[begin DATASET EXCERPT]

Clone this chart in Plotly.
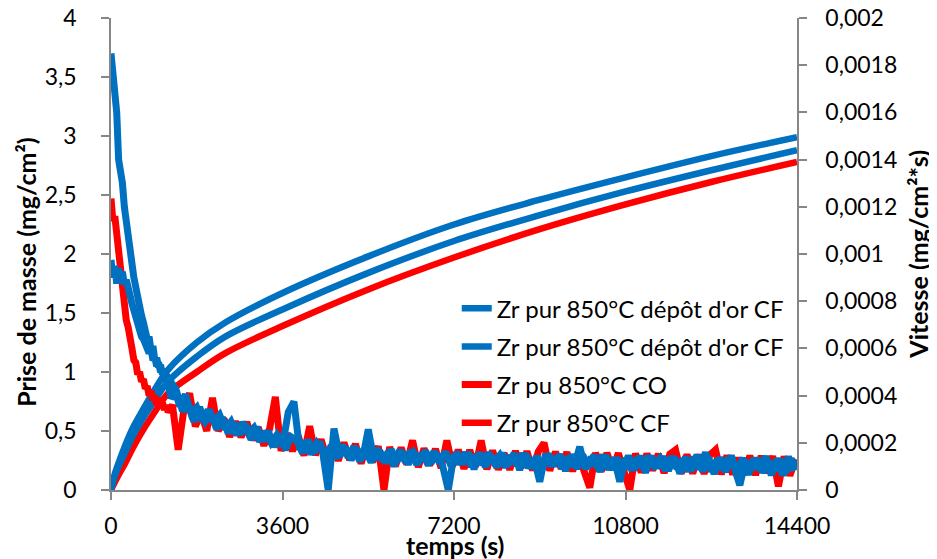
import plotly.graph_objects as go

# ---------------- data ----------------
# mass gain curves (left axis, mg/cm2)
t_mass = [0, 60, 150, 300, 450, 600, 900, 1200, 1800, 2400, 3600, 5400, 7200, 9000, 10800, 12600, 14400]
mass_or_cf_1 = [0, 0.11, 0.22, 0.38, 0.52, 0.63, 0.84, 1.02, 1.25, 1.42, 1.67, 1.98, 2.25, 2.46, 2.65, 2.83, 2.99]
mass_or_cf_2 = [0, 0.09, 0.19, 0.32, 0.45, 0.56, 0.75, 0.92, 1.13, 1.30, 1.53, 1.84, 2.11, 2.33, 2.53, 2.71, 2.88]
mass_pur_cf = [0, 0.05, 0.12, 0.23, 0.35, 0.46, 0.65, 0.82, 1.00, 1.16, 1.39, 1.70, 1.97, 2.21, 2.42, 2.61, 2.78]

# rate curves (right axis), values in units of 1e-5 mg/cm2/s
# each recording has its own sampling instants
t_rate_a = list(range(0, 1201, 40)) + list(range(1320, 14401, 120))
t_rate_b = list(range(0, 1201, 40)) + list(range(1260, 14341, 120))
t_rate_r = list(range(0, 1201, 40)) + list(range(1290, 14371, 120))

rate_or_a_e5 = [
    185, 177.5, 165, 160, 140, 136, 130, 120, 112.5, 105, 100, 96, 90, 85, 81, 77.5,
    74, 71, 67.5, 64, 65, 59, 61, 55, 56, 52, 53, 49, 50, 46, 47.5,
    44, 35.5, 40.5, 32.5, 35, 29, 34, 29, 31.8, 25.8, 29, 23.3, 28.6, 24, 26.4, 20.6,
    24.8, 20, 23.3, 18.6, 33, 37.4, 17, 20.6, 15.2, 19.8, 16.4, 0, 26, 14.4,
    18.1, 12.8, 17.5, 13.2, 25.7, 12.8, 16.6, 11.4, 17.2, 12.1, 16, 10.9, 15.8, 12.7,
    16.6, 11.5, 15.4, 10.3, 0, 15.1, 11, 15.9, 9.9, 14.9, 10.8, 15.8, 11.7, 14.7,
    9.6, 14.6, 10.5, 15.5, 9.4, 13.4, 3.5, 15.3, 10.2, 14.2, 9.1, 14, 10, 18.3,
    8.9, 13.9, 9.8, 14.8, 8.7, 13.7, 3.5, 13.5, 8.5, 13.5, 9.4, 14.4, 10.3, 13.3,
    8.2, 14.2, 9.1, 13, 8, 14, 8.9, 15.9, 7.8, 12.8, 8.7, 13.7, 9.6, 2,
    12.5, 8.5, 13.4, 7.4, 12.3, 8.3, 13.2, 7.2, 13.1, 9.1,
]
rate_or_b_e5 = [
    97.5, 90, 95, 87.5, 94, 88, 92.5, 87, 89, 83, 82.5, 79, 76, 72.5, 70, 68,
    65, 64, 62, 59, 58, 60, 55, 56, 52.5, 54, 50, 51, 47.5, 49, 45,
    39, 41.5, 33.5, 36.5, 29, 35, 29, 32, 25.8, 30.8, 24, 28.3, 23.6, 28, 21.4, 26.6,
    20.8, 25, 18.3, 23.6, 17, 22.5, 21, 15.6, 21.2, 15.8, 20.4, 14, 18.7, 13.4,
    19.1, 13.8, 18.5, 12.2, 17, 11.8, 17.6, 12.4, 16.2, 10.1, 17, 11.9, 16.8, 10.7,
    15.6, 10.5, 16.4, 11.3, 16.2, 10.1, 16, 11, 15.9, 8.9, 15.8, 9.8, 14.7, 9.7,
    15.6, 10.6, 15.5, 8.5, 15.4, 9.4, 14.3, 9.3, 15.2, 10.2, 15.1, 8.1, 15, 9,
    14.9, 9.9, 14.8, 7.8, 14.7, 8.7, 13.6, 8.6, 14.5, 8.5, 14.4, 7.4, 14.3, 9.3,
    14.2, 8.2, 14.1, 7, 14, 8, 14.9, 7.9, 13.8, 6.8, 13.7, 7.7, 14.6, 7.6,
    13.5, 6.5, 13.4, 8.4, 14.3, 6.3, 13.2, 6.2, 14.1, 8.1,
]
rate_pur_e5 = [
    123.5, 114, 116, 108, 103, 96, 84, 79, 72, 69, 62, 60, 55, 54, 49, 50,
    46, 47, 43, 44, 40, 42, 38, 40, 36, 39, 35, 37, 34, 36, 33,
    36, 17, 34, 41, 27, 32.5, 25, 39, 25, 30.3, 22.6, 29, 22.4, 28.8, 21.2, 26.6,
    18.8, 26, 39.5, 16.6, 24, 16.5, 23, 14.6, 27, 14.8, 21.4, 13, 19.7, 12.4,
    20.1, 12.8, 19.5, 11.2, 19, 11.8, 18.6, 0, 18.2, 10.1, 18, 10.9, 21, 9.7,
    17.6, 10.5, 17.4, 9.3, 21, 10.1, 17, 9, 16.9, 9.9, 21, 8.8, 16.7, 8.7,
    15.6, 8.6, 16.5, 9.5, 16.4, 8.4, 16.3, 20, 8.2, 16.2, 9.1, 16, 8, 15,
    7.9, 1, 15.8, 7.8, 15.7, 8.7, 15.6, 7.6, 0, 15.5, 7.4, 15.4, 8.3, 15.3,
    7.2, 15.2, 17, 7, 15, 7, 14.9, 6.9, 14.8, 17, 6.7, 14.6, 6.6, 13.6,
    6.5, 14.5, 6.4, 14.4, 7.3, 14.3, 1.5, 14.2, 6.1, 13.1,
]

# tick labels
x_ticks = [0, 3600, 7200, 10800, 14400]
x_tick_labels = ["0", "3600", "7200", "10800", "14400"]
y1_ticks = [0, 0.5, 1, 1.5, 2, 2.5, 3, 3.5, 4]
y1_tick_labels = ["0", "0,5", "1", "1,5", "2", "2,5", "3", "3,5", "4"]
y2_ticks = [0, 0.0002, 0.0004, 0.0006, 0.0008, 0.001, 0.0012, 0.0014, 0.0016, 0.0018, 0.002]
y2_tick_labels = ["0", "0,0002", "0,0004", "0,0006", "0,0008", "0,001", "0,0012",
                  "0,0014", "0,0016", "0,0018", "0,002"]

legend_names = ["Zr pur 850°C dépôt d'or CF", "Zr pur 850°C dépôt d'or CF",
                "Zr pu 850°C CO", "Zr pur 850°C CF"]

BLUE = "#0070C0"
RED = "#FF0000"
FONT = "Lato"
LW = 6.5
LW_RATE = 7

def e5(vals):
    return [v * 1e-5 for v in vals]

fig = go.Figure()
# mass curves (left axis)
fig.add_trace(go.Scatter(x=t_mass, y=mass_pur_cf, mode="lines", line=dict(color=RED, width=LW, shape="spline"),
                         name=legend_names[3], legendgroup="g4", legendrank=4))
fig.add_trace(go.Scatter(x=t_mass, y=mass_or_cf_2, mode="lines", line=dict(color=BLUE, width=LW, shape="spline"),
                         name=legend_names[1], legendgroup="g2", legendrank=2))
fig.add_trace(go.Scatter(x=t_mass, y=mass_or_cf_1, mode="lines", line=dict(color=BLUE, width=LW, shape="spline"),
                         name=legend_names[0], legendgroup="g1", legendrank=1))
# rate curves (right axis)
fig.add_trace(go.Scatter(x=t_rate_r, y=e5(rate_pur_e5), mode="lines", line=dict(color=RED, width=LW_RATE),
                         name=legend_names[2], legendgroup="g3", legendrank=3, yaxis="y2"))
fig.add_trace(go.Scatter(x=t_rate_b, y=e5(rate_or_b_e5), mode="lines", line=dict(color=BLUE, width=LW_RATE),
                         name=legend_names[1], showlegend=False, yaxis="y2"))
fig.add_trace(go.Scatter(x=t_rate_a, y=e5(rate_or_a_e5), mode="lines", line=dict(color=BLUE, width=LW_RATE),
                         name=legend_names[0], showlegend=False, yaxis="y2"))

axis_common = dict(showgrid=False, zeroline=False, showline=True, linecolor="#868686", linewidth=1.5,
                   ticks="outside", ticklen=8, tickcolor="#868686", tickwidth=1.5, automargin=False,
                   ticklabeloverflow="allow",
                   tickfont=dict(family=FONT, size=23, color="#000000"))

# the page adds an 8 px body margin, so the figure is drawn slightly smaller
fig.update_layout(
    width=929, height=551,
    margin=dict(l=103, r=140, t=10, b=69, autoexpand=False),
    paper_bgcolor="white", plot_bgcolor="white",
    font=dict(family=FONT, size=23, color="#000000"),
    showlegend=True,
    xaxis=dict(range=[0, 14400], tickvals=x_ticks, ticktext=x_tick_labels, ticklabelstandoff=7, **axis_common),
    yaxis=dict(range=[0, 4], tickvals=y1_ticks, ticktext=y1_tick_labels, ticklabelstandoff=20, **axis_common),
    yaxis2=dict(range=[0, 0.002], tickvals=y2_ticks, ticktext=y2_tick_labels, overlaying="y", side="right",
                ticklabelstandoff=14, **axis_common),
    legend=dict(x=0.504, y=0.432, xanchor="left", yanchor="top", bgcolor="rgba(0,0,0,0)",
                font=dict(family=FONT, size=24), traceorder="grouped", tracegroupgap=4, itemwidth=30),
    annotations=[
        dict(text="<b>Prise de masse (mg/cm²)</b>", xref="paper", yref="paper", x=-0.124, y=0.462,
             textangle=-90, showarrow=False, xanchor="center", yanchor="middle", font=dict(size=25)),
        dict(text="<b>Vitesse (mg/cm²*s)</b>", xref="paper", yref="paper", x=1.176, y=0.5,
             textangle=-90, showarrow=False, xanchor="center", yanchor="middle", font=dict(size=25)),
        dict(text="<b>temps (s)</b>", xref="paper", yref="paper", x=0.501, y=-0.1165,
             showarrow=False, xanchor="center", yanchor="middle", font=dict(size=25)),
    ],
)

fig.write_html("out.html")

[end DATASET EXCERPT]

Please extract exactly the lines of the data, from the first through the line containing "t_rate_r = list(range(0, 1201, 40))", and add no pictures to the copy.

[RESPONSE]
Clone this chart in Plotly.
import plotly.graph_objects as go

# ---------------- data ----------------
# mass gain curves (left axis, mg/cm2)
t_mass = [0, 60, 150, 300, 450, 600, 900, 1200, 1800, 2400, 3600, 5400, 7200, 9000, 10800, 12600, 14400]
mass_or_cf_1 = [0, 0.11, 0.22, 0.38, 0.52, 0.63, 0.84, 1.02, 1.25, 1.42, 1.67, 1.98, 2.25, 2.46, 2.65, 2.83, 2.99]
mass_or_cf_2 = [0, 0.09, 0.19, 0.32, 0.45, 0.56, 0.75, 0.92, 1.13, 1.30, 1.53, 1.84, 2.11, 2.33, 2.53, 2.71, 2.88]
mass_pur_cf = [0, 0.05, 0.12, 0.23, 0.35, 0.46, 0.65, 0.82, 1.00, 1.16, 1.39, 1.70, 1.97, 2.21, 2.42, 2.61, 2.78]

# rate curves (right axis), values in units of 1e-5 mg/cm2/s
# each recording has its own sampling instants
t_rate_a = list(range(0, 1201, 40)) + list(range(1320, 14401, 120))
t_rate_b = list(range(0, 1201, 40)) + list(range(1260, 14341, 120))
t_rate_r = list(range(0, 1201, 40)) + list(range(1290, 14371, 120))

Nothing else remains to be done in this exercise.